--- Your instructions ---
Give the data again exactly as written, skipping any pictures.
====
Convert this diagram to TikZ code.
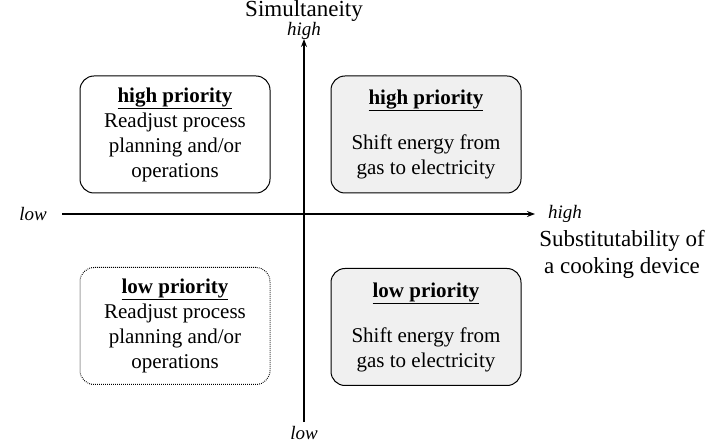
\documentclass[tikz,border=0pt]{standalone}
\usepackage{fontspec}
\setmainfont{Liberation Serif}
\usetikzlibrary{arrows.meta}

\tikzset{
  quadbox/.style={draw, line width=1pt, rounded corners=14pt, minimum width=190pt, minimum height=117pt,
    align=center, inner sep=0pt, font=\fontsize{21}{25}\selectfont},
  shaded/.style={fill=gray!12},
  dotline/.style={dash pattern=on 0.8pt off 1.2pt},
  axis/.style={line width=1.5pt, -{Stealth[length=8pt,width=6pt]}},
  axistitle/.style={align=center, inner sep=0pt, font=\fontsize{23}{27}\selectfont},
  endlabel/.style={inner sep=0pt, font=\fontsize{19}{20}\selectfont\itshape},
}
\newcommand{\prio}[1]{\underline{\textbf{#1}}}

\begin{document}
\begin{tikzpicture}[x=1pt,y=-1pt]
  \useasboundingbox (0,0) rectangle (712,443);

  % Axes
  \coordinate (ybot) at (304,422);
  \coordinate (ytop) at (304,39);
  \coordinate (xleft) at (62,214);
  \coordinate (xright) at (535,214);
  \draw[axis] (ybot) -- (ytop);
  \draw[axis] (xleft) -- (xright);

  % Axis labels
  \node[axistitle] (ytitle) at (304,11) {Simultaneity};
  \node[endlabel] (yhigh) at (304,31) {high};
  \node[endlabel] (ylow) at (304,433) {low};
  \node[endlabel] (xlow) at (33,214) {low};
  \node[endlabel] (xhigh) at (565,214) {high};
  \node[axistitle] (xtitle) at (622,254) {Substitutability of\\a cooking device};

  % Quadrants
  \node[quadbox] (tl) at (175,134.5)
    {\prio{high priority}\\Readjust process\\planning and/or\\operations};
  \node[quadbox, shaded] (tr) at (426,134.5)
    {\prio{high priority}\\[20pt]Shift energy from\\gas to electricity};
  \node[quadbox, dotline] (bl) at (175,326)
    {\prio{low priority}\\Readjust process\\planning and/or\\operations};
  \node[quadbox, shaded] (br) at (426,327)
    {\prio{low priority}\\[20pt]Shift energy from\\gas to electricity};

\end{tikzpicture}
\end{document}
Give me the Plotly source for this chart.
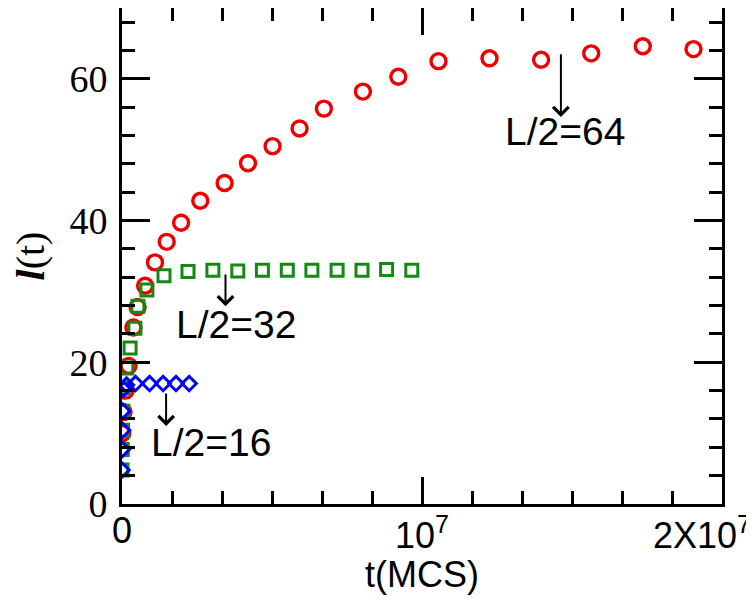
====
--- Solution to this task ---
Convert this diagram to TikZ code.
\documentclass[tikz,border=0pt]{standalone}
\usepackage{fontspec}
\setmainfont{Liberation Serif}
\usetikzlibrary{arrows.meta}

\tikzset{
  quadbox/.style={draw, line width=1pt, rounded corners=14pt, minimum width=190pt, minimum height=117pt,
    align=center, inner sep=0pt, font=\fontsize{21}{25}\selectfont},
  shaded/.style={fill=gray!12},
  dotline/.style={dash pattern=on 0.8pt off 1.2pt},
  axis/.style={line width=1.5pt, -{Stealth[length=8pt,width=6pt]}},
  axistitle/.style={align=center, inner sep=0pt, font=\fontsize{23}{27}\selectfont},
  endlabel/.style={inner sep=0pt, font=\fontsize{19}{20}\selectfont\itshape},
}
\newcommand{\prio}[1]{\underline{\textbf{#1}}}

\begin{document}
\begin{tikzpicture}[x=1pt,y=-1pt]
  \useasboundingbox (0,0) rectangle (712,443);

  % Axes
  \coordinate (ybot) at (304,422);
  \coordinate (ytop) at (304,39);
  \coordinate (xleft) at (62,214);
  \coordinate (xright) at (535,214);
  \draw[axis] (ybot) -- (ytop);
  \draw[axis] (xleft) -- (xright);

  % Axis labels
  \node[axistitle] (ytitle) at (304,11) {Simultaneity};
  \node[endlabel] (yhigh) at (304,31) {high};
  \node[endlabel] (ylow) at (304,433) {low};
  \node[endlabel] (xlow) at (33,214) {low};
  \node[endlabel] (xhigh) at (565,214) {high};
  \node[axistitle] (xtitle) at (622,254) {Substitutability of\\a cooking device};

  % Quadrants
  \node[quadbox] (tl) at (175,134.5)
    {\prio{high priority}\\Readjust process\\planning and/or\\operations};
  \node[quadbox, shaded] (tr) at (426,134.5)
    {\prio{high priority}\\[20pt]Shift energy from\\gas to electricity};
  \node[quadbox, dotline] (bl) at (175,326)
    {\prio{low priority}\\Readjust process\\planning and/or\\operations};
  \node[quadbox, shaded] (br) at (426,327)
    {\prio{low priority}\\[20pt]Shift energy from\\gas to electricity};

\end{tikzpicture}
\end{document}
Give me the Plotly source for this chart.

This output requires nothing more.